L’11 febbraio 1934 il cardinale Josef-Ernest van Roey di Malines ordinò Jadot prete. Negli anni immediatamente successivi alla sua ordinazione, dal 1934 al 1940, fu parroco associato nella periferia di Bruxelles, e dal 1939 al 1952 tenne diverse cappellanie per i giovani e per l’esercito belga. Dal 1952 al 1960 fu cappellano delle truppe congolesi nell’allora Congo Belga. Dal 1960 al 1968 fu direttore nazionale belga di “Propaganda fide”. In questo periodo aveva già attirato l’attenzione di Paolo VI, grazie all’influsso del cardinal Joseph Suenens, che aveva un interesse speciale per Jadot e lo aveva suggerito all’attenzione della Segreteria di Stato vaticana. Nel luglio 1973, Jadot arrivò a Washington per assumere il ruolo di delegato apostolico.

Dal 1984, Jadot era in pensione, ma sempre attivo, a Bruxelles.

Ricordo che ero con lui il giorno in cui arrivò l’annuncio della nomina del suo successore come nunzio apostolico, l’arcivescovo Pio Laghi, nominato cardinale nel 1991. Jadot mi aveva chiamato quel mattino e mi aveva chiesto se potevo portarlo a Lovanio per un pranzo con i suoi amici al College americano. Dopo pranzo, tornai alla sua macchina. Appena prima di aprire la portiera, si girò verso di me: “Hai sentito la notizia?” “Sì”, risposi, “proprio poco dopo la tua telefonata stamattina”. “Bene”, disse Jadot, “Oggi dovevo stare con i miei amici americani. Non è importante essere cardinali. Ciò che mi dà fastidio è che so che non si tratta dell’essere cardinale. È uno schiaffo a me”.

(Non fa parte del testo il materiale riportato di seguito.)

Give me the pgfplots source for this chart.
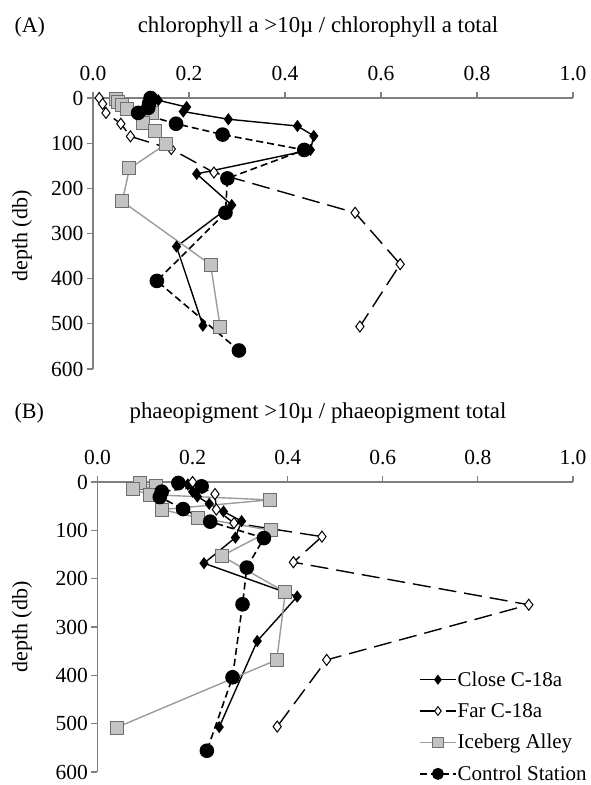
\documentclass[border=0pt]{standalone}
\usepackage{fontspec}
\setmainfont{Liberation Serif}
\usepackage{pgfplots}
\pgfplotsset{compat=1.18}
\definecolor{axgray}{RGB}{128,128,128}
\definecolor{icegray}{RGB}{155,155,155}
\definecolor{icefill}{RGB}{195,195,195}
\definecolor{iceedge}{RGB}{110,110,110}
\pgfplotsset{
  myaxis/.style={
    scale only axis,
    y dir=reverse,
    xmin=0, xmax=1, ymin=0, ymax=600,
    axis x line=top, axis y line=left,
    axis line style={-, draw=axgray, line width=1.1pt},
    tick style={draw=axgray, line width=1.1pt},
    tick align=outside,
    major tick length=6pt,
    xtick={0,0.2,0.4,0.6,0.8,1.0},
    ytick={0,100,200,300,400,500,600},
    tick label style={font=\fontsize{21.5}{24}\selectfont, /pgf/number format/assume math mode=true},
    xticklabel style={yshift=8pt, /pgf/number format/.cd, fixed, fixed zerofill, precision=1},
    clip=false,
  },
  closeS/.style={black, line width=1.4pt, mark=diamond*, mark size=5pt, mark options={solid, fill=black}},
  farS/.style={black, line width=1.4pt, dash pattern=on 18pt off 8pt, mark=diamond*, mark size=5.5pt, mark options={solid, fill=white, line width=1pt}},
  iceS/.style={icegray, line width=1.4pt, mark=square*, mark size=6.5pt, mark options={solid, fill=icefill, draw=iceedge, line width=1pt}},
  ctrlS/.style={black, line width=1.6pt, dash pattern=on 7pt off 4pt, mark=*, mark size=6.5pt, mark options={solid, fill=black}},
}
\begin{document}
\begin{tikzpicture}
\useasboundingbox (0pt,0pt) rectangle (590pt,-785pt);
% ---------- panel A
\node[anchor=west, font=\fontsize{22}{25}\selectfont] at (11pt,-27pt) {(A)};
\node[font=\fontsize{22.8}{25}\selectfont] at (318pt,-27pt) {chlorophyll a \textgreater10µ / chlorophyll a total};
\node[rotate=90, font=\fontsize{22}{25}\selectfont] at (22pt,-236pt) {depth (db)};
\begin{axis}[myaxis, at={(93pt,-98pt)}, anchor=north west, width=480pt, height=271pt]
\addplot[closeS] coordinates {(0.136,5) (0.195,20) (0.188,30) (0.282,47) (0.426,62) (0.46,84) (0.453,115) (0.216,168) (0.289,237) (0.174,329) (0.229,504)};
\addplot[farS] coordinates {(0.013,0) (0.02,13) (0.027,33) (0.058,57) (0.078,85) (0.163,113) (0.252,165) (0.546,254) (0.64,368) (0.556,506)};
\addplot[iceS] coordinates {(0.047,2) (0.053,8) (0.06,15) (0.07,25) (0.122,33) (0.105,55) (0.129,72) (0.152,102) (0.076,156) (0.061,229) (0.245,369) (0.265,507)};
\addplot[ctrlS] coordinates {(0.12,0) (0.117,12) (0.115,22) (0.094,33) (0.173,57) (0.27,81) (0.44,115) (0.28,178) (0.276,254) (0.133,405) (0.304,559)};
\end{axis}
% ---------- panel B
\node[anchor=west, font=\fontsize{22}{25}\selectfont] at (11pt,-413pt) {(B)};
\node[font=\fontsize{22.8}{25}\selectfont] at (318pt,-413pt) {phaeopigment \textgreater10µ / phaeopigment total};
\node[rotate=90, font=\fontsize{22}{25}\selectfont] at (22pt,-627pt) {depth (db)};
\begin{axis}[myaxis, at={(97.5pt,-482pt)}, anchor=north west, width=475.5pt, height=290pt,
  legend style={at={(axis description cs:0.676,0.35)}, anchor=north west, draw=none, fill=none,
    font=\fontsize{21}{24}\selectfont, row sep=13.5pt, inner sep=0pt,
    nodes={inner sep=1pt}},
  legend cell align=left,
  legend image code/.code={\draw[mark repeat=2, mark phase=2, every mark/.append style={scale=0.8}, #1] plot coordinates {(0pt,0pt) (18pt,0pt) (36pt,0pt)};}
]
\addplot[closeS] coordinates {(0.19,5) (0.2,20) (0.21,30) (0.235,45) (0.265,61) (0.303,81) (0.29,115) (0.224,168) (0.42,237) (0.336,329) (0.256,507)};
\addlegendentry{Close C-18a}
\addplot[farS] coordinates {(0.2,0) (0.22,12) (0.247,25) (0.25,57) (0.287,85) (0.472,113) (0.412,166) (0.907,254) (0.482,368) (0.378,506)};
\addlegendentry{Far C-18a}
\addplot[iceS] coordinates {(0.089,2) (0.124,8) (0.075,15) (0.11,26) (0.362,37) (0.135,57) (0.212,74) (0.365,100) (0.261,153) (0.395,228) (0.377,368) (0.04,508)};
\addlegendentry{Iceberg Alley}
\addplot[ctrlS] coordinates {(0.17,2) (0.219,9) (0.135,20) (0.131,31) (0.18,56) (0.237,82) (0.35,116) (0.314,177) (0.305,253) (0.284,404) (0.23,556)};
\addlegendentry{Control Station}
\end{axis}
\end{tikzpicture}
\end{document}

Credo che la storia della Chiesa cattolica americana sarà grata all’arcivescovo Jadot e che le parole dell’eminente storico della Chiesa cattolica americana, John Tracy Ellis, un giorno saranno incise da qualche parte nella pietra: “È stata la mia grande fortuna quella di diventare amico di questo ammirevole uomo di Chiesa, e più l’ho studiato, più ho ammirato la sua dedizione alla Chiesa, la sua acuta intelligenza, la sua abitudine di leggere di tutto e il suo approccio amichevole”.